«Гиперион» — это музыка предчувствия, не больше; его не назовешь ни настоящей поэмой, ни совершенным творением. И без филологического выстукивания и выслушивания ясно чувствуется, что здесь хаотически переплетаются наслоения различных годов и разных впечатлений, что меланхолия разочарованного человека, впавшего в состояние глубокой депрессии, уныло завершает то, что радостно начал юноша, опьяненный вдохновенными планами. Осенней усталостью овеяна вторая часть романа, звенящее сияние экстаза мрачно меркнет, и лишь с трудом можно узнать в надвигающемся мраке «обломки мыслей, некогда живых». Его идеал, цельность, не достигнут им в этом произведении, как и во всех других: судьба обрекла его создавать лишь фрагменты, браться за великие дела — и не завершать их; он так и не изведал, что значит блаженный вздох после окончания прекрасного творения. «Гиперион» — это юношеский опыт, прерванное сновидение, но все недочеты и просчеты в нем скрадываются изумительным ритмом языка, который благодатно повелевает чувствами и во вдохновении и во мраке. В немецкой прозе нет ничего более кристального, более окрыленного, чем эта звучащая волна, которая не утихает ни на одно мгновение: ни одно немецкое поэтическое произведение не обладает такой непрерывностью ритма, таким устойчивым равновесием парящей мелодии. Ибо для Гёльдерлина возвышенное слово было естественным дыханием, музыка — исконной стихией его бытия: потому она не преднамеренно, а совершенно естественно господствует в этом произведении и своей магией искупает его слабые стороны. Все заполняет, все пронизывает и возвышает эта звенящая, возносящаяся проза, она развевает одежды неправдоподобных персонажей, и они словно оживают в парении; она придает скудным идеям столь мощный подъем, что они гремят как небесное откровение; овеянные этой музыкой, невиданные ландшафты расцветают, будто красочный сон. Гений Гёльдерлина всегда приходит из непостижимого мира, из другого измерения; он всегда окрылен, всегда он нисходит из высших сфер в изумленное и покоренное сердце. Бессильный в искусстве и в жизни, он неизменно побеждает музыкой и чистотой.
СМЕРТЬ ЭМПЕДОКЛА
Как молчаливые звёзды, ясен,
Из тьмы сомнений долгих восходит сонм
Образов чистых …
У Эмпедокла те же чувства, которые обуревали Гипериона, возведены до степени героизма: «Эмпедокл» — это уже не элегия предчувствия, а трагедия твёрдого знания своей судьбы; то, что в «Гиперионе» отзвучало лирической песней судьбы, здесь звенит драматической рапсодией. Фантазер, беспомощный искатель стал героем, бесстрашным и мудрым; огромный шаг сделал Гёльдерлин с той поры, как у него «уязвлена вся душа»: он достиг духовной примиренности и, переступив ее мрачный порог, вступил в глубочайшие глубины добровольной, антично–благоговейной покорности судьбе. Поэтому таинственная скорбь, которая, словно музыка, овевает оба произведения, окрашена различно: в «Гиперионе» — только предрассветный сумрак, в «Эмпедокле» — темная, чреватая роком туча, из которой сверкают молнии негодования и мощная рука грозит полным уничтожением. Чувство рока героически поднято до степени чувства обреченности: если мечтатель Гиперион еще ценил благородство жизни, чистоту и цельность существования, то Эмпедоклу, в котором высшее знание угасило все мечты, нужно уже не величие жизни, а лишь величие смерти. В «Гиперионе» отрок, дитя вопрошает жизнь, в «Эмпедокле» зрелый муж дает мужественный ответ: там — элегия начала, здесь — величественный апофеоз блаженного конца, героической гибели.

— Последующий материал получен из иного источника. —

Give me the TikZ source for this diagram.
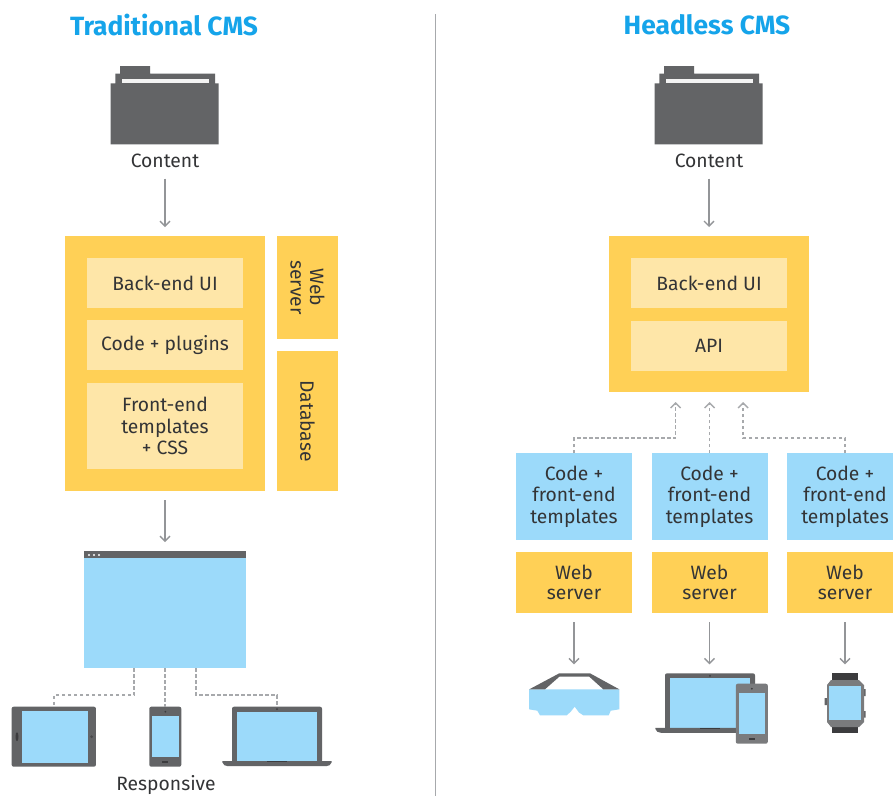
\documentclass[tikz,border=0pt]{standalone}
\usepackage{fontspec}
\setmainfont{Fira Sans}
\usetikzlibrary{arrows.meta}
\definecolor{cmsyellow}{HTML}{FFD056}
\definecolor{cmspale}{HTML}{FEE6A8}
\definecolor{cmsblue}{HTML}{9CDAFA}
\definecolor{cmsdark}{HTML}{636466}
\definecolor{cmsblack}{HTML}{3C3C3E}
\definecolor{cmstext}{HTML}{333436}
\definecolor{cmstitle}{HTML}{15A4EA}
\definecolor{cmsline}{HTML}{939598}
\definecolor{cmsdash}{HTML}{A7A9AC}
\tikzset{
  x=1pt, y=-1pt,
  >={Straight Barb[length=5pt,width=10pt]},
  box/.style={inner sep=0pt, outer sep=0pt, align=center, text=cmstext,
    font=\fontsize{19.3}{21.5}\selectfont},
  outerbox/.style={box, fill=cmsyellow},
  palebox/.style={box, fill=cmspale, minimum width=156, minimum height=50},
  codebox/.style={box, fill=cmsblue, minimum width=116, minimum height=87},
  webbox/.style={box, fill=cmsyellow, minimum width=116, minimum height=61,
    font=\fontsize{19.3}{19.5}\selectfont},
  title/.style={inner sep=0pt, text=cmstitle, font=\fontsize{26.4}{30}\bfseries\selectfont},
  caption/.style={box, minimum height=36},
  flow/.style={->, cmsline, line width=1.3pt, shorten >=9pt},
  dashline/.style={cmsdash, line width=1.4pt, dash pattern=on 3.5pt off 2.5pt},
  case/.style={inner sep=0pt, outer sep=0pt, fill=cmsdark, rounded corners=2pt},
  screen/.style={inner sep=0pt, outer sep=0pt, fill=cmsblue},
  folder/.pic={
    \fill[cmsdark] (-45,-35.7) rectangle (-15,-28)
                   (-49.7,-28) rectangle (50,-18)
                   (-54.3,-18.3) rectangle (53.7,42.7);
    \fill[white!92!cmsdark] (-43.3,-22.7) rectangle (43.7,-18.3);
  },
  handset/.pic={
    \node[case, minimum width=32, minimum height=60] (case) at (0,0) {};
    \node[screen, minimum width=26.6, minimum height=41.3] at (0,0) {};
    \fill[cmsblack] (0,-25) circle (1pt);
    \fill[cmsblack] (-3,24) rectangle (3,26.5);
  },
  notebook/.pic={
    \node[case, anchor=north, minimum width=90, minimum height=56] (lid) at (0,0) {};
    \node[screen, anchor=north, minimum width=80.6, minimum height=50] at (0,5) {};
    \fill[cmsdark] (-54.7,54.5) -- (54.7,54.5) -- (54.7,55.5)
      .. controls (54,58) and (52,59.5) .. (49,59.5) -- (-49,59.5)
      .. controls (-52,59.5) and (-54,58) .. (-54.7,55.5) -- cycle;
    \fill[cmsblack] (-10,54.3) rectangle (10,55.5);
    \fill[cmsblack] (0,2.5) circle (1pt);
  }
}
\begin{document}
\begin{tikzpicture}
\useasboundingbox (0,0) rectangle (893,796);
\fill[white] (0,0) rectangle (893,796);
\draw[cmsdash, line width=0.8pt] (435.5,14) -- (435.5,796);
\node[title] (tradtitle) at (164,25) {Traditional CMS};
\node[title] (headtitle) at (707,25) {Headless CMS};

\pic at (165,101.7) {folder};
\node[caption] (tradcontent) at (165,160.5) {Content};
\node[outerbox, minimum width=200, minimum height=255] (tradouter) at (165,363.5) {};
\node[palebox] (tradback) at (165,283) {Back-end UI};
\node[palebox] (tradcode) at (165,345) {Code + plugins};
\node[palebox, minimum height=86] (tradfront) at (165,426) {Front-end\\templates\\+ CSS};
\node[outerbox, minimum width=61, minimum height=103, rotate=0] (tradweb) at (307.5,287.5) {};
\node[box, rotate=-90, font=\fontsize{19.3}{19.5}\selectfont] at (tradweb.center) {Web\\server};
\node[outerbox, minimum width=61, minimum height=140] (traddb) at (307.5,421) {};
\node[box, rotate=-90] at (traddb.center) {Database};
\node[screen, minimum width=162, minimum height=117] (browser) at (165,609.5) {};
\fill[cmsdark] (browser.north west) rectangle ([yshift=-7pt]browser.north east);
\foreach \dotx in {89,94,99}
  \fill[white] (\dotx,555) circle (1.2pt);

\node[case, minimum width=84.3, minimum height=60] (tablet) at (53.8,736.7) {};
\node[screen, minimum width=66, minimum height=52.3] at (55,736.8) {};
\fill[cmsblack] (17,736.7) ellipse (1.5pt and 4.5pt);
\fill[cmsblack!70!cmsdark] (91.7,736.7) circle (1.5pt);
\pic (left) at (165.3,736.7) {handset};
\pic (left) at (277,706.7) {notebook};
\node[box] (responsive) at (166,785.5) {Responsive};

\draw[flow] (tradcontent.south) -- (tradouter.north);
\draw[flow, shorten <=9pt] (tradouter.south) -- (browser.north);
\draw[dashline] ([xshift=-31pt]browser.south) -- ++(0,27) -| (tablet.north);
\draw[dashline] (browser.south) -- (browser.south |- leftcase.north);
\draw[dashline] ([xshift=31pt]browser.south) -- ++(0,27) -| (leftlid.north);

\pic at (709,101.7) {folder};
\node[caption] (headcontent) at (709,160.5) {Content};
\node[outerbox, minimum width=200, minimum height=156] (headouter) at (708.5,314) {};
\node[palebox] (headback) at (709,283) {Back-end UI};
\node[palebox] (headapi) at (709,345.5) {API};

\node[codebox] (codea) at (574,496.5) {Code +\\front-end\\templates};
\node[codebox] (codeb) at (709.5,496.5) {Code +\\front-end\\templates};
\node[codebox] (codec) at (845,496.5) {Code +\\front-end\\templates};
\node[webbox] (weba) at (574,582.5) {Web\\server};
\node[webbox] (webb) at (709.5,582.5) {Web\\server};
\node[webbox] (webc) at (845,582.5) {Web\\server};

\draw[flow] (headcontent.south) -- (headcontent.south |- headouter.north);
\draw[dashline, ->, shorten >=10pt] (codea.north) -- ++(0,-15) -| ([xshift=-33pt]headouter.south);
\draw[dashline, ->, shorten >=10pt] (codeb.north) -- (codeb.north |- headouter.south);
\draw[dashline, ->, shorten >=10pt] (codec.north) -- ++(0,-15) -| ([xshift=34.5pt]headouter.south);

\coordinate (glasstop) at (574,673.3);
\fill[cmsblue] (529,689.3) -- (619.3,689.3) -- (619.3,709.3) -- (610.7,710.7)
  -- (608.7,715.3) -- (583.3,715.3) -- (579,712.5) -- (574.7,706.7)
  -- (570.7,711.7) -- (566.7,715.3) -- (540,715.3) -- (537.3,710.7)
  -- (529,709.3) -- cycle;
\fill[cmsdark] (529.3,689.3) -- (559.3,673.3) -- (590,673.3) -- (619.3,689.3)
  -- (603.3,689.3) -- (589.3,676.7) -- (559.3,676.7) -- (545,689.3) -- cycle;

\pic (right) at (710,673.3) {notebook};
\begin{scope}[case/.append style={fill=cmsdark!85!white}]
\pic (right) at (751.8,713.7) {handset};
\end{scope}

\node[inner sep=0pt, outer sep=0pt, fill=cmsblack, minimum width=26, minimum height=60] (band) at (845,703.3) {};
\fill[cmsdark] (824.5,698) rectangle (828,705) (862,689) rectangle (865.5,696)
  (862,711) rectangle (865.5,717.5);
\fill[cmsdark!85!white] (831,680) -- (859,680) -- (864,685) -- (864,722) -- (859,727)
  -- (831,727) -- (827,722) -- (827,685) -- cycle;
\node[screen, minimum width=32, minimum height=34] at (845,703) {};

\draw[flow, shorten <=9pt] (weba.south) -- (glasstop);
\draw[flow, shorten <=9pt] (webb.south) -- (webb.south |- rightlid.north);
\draw[flow, shorten <=9pt] (webc.south) -- (band.north);
\end{tikzpicture}
\end{document}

Поэтому Эмпедокл на голову выше худосочного, смятенного мечтателя Гипериона: высший ритм облекается здесь в форму стиха, ибо не случайные страдания человека обнажаются здесь, а святая мука гения. Страдания юноши принадлежат лишь ему и земле, это общий удел юности; но скорбь гения не принадлежит ни земле, ни ему самому, ибо такое страдание «свято»: «Скорбь его есть дань богам». Здесь открывается вся разница между двумя мирами, между окропленным росою веры мягким ландшафтом души и этим героическим пейзажем: скалы, одиночество, великая буря; оба мира разделены бороздой, проведенной плугом судьбы, — возмужанием духа. Тот, кто так и не научился жизни, кто пережил крушение твердыни веры в своем сердце, тот предается последней, самой возвышенной мечте — мечте об уходе в бессмертие.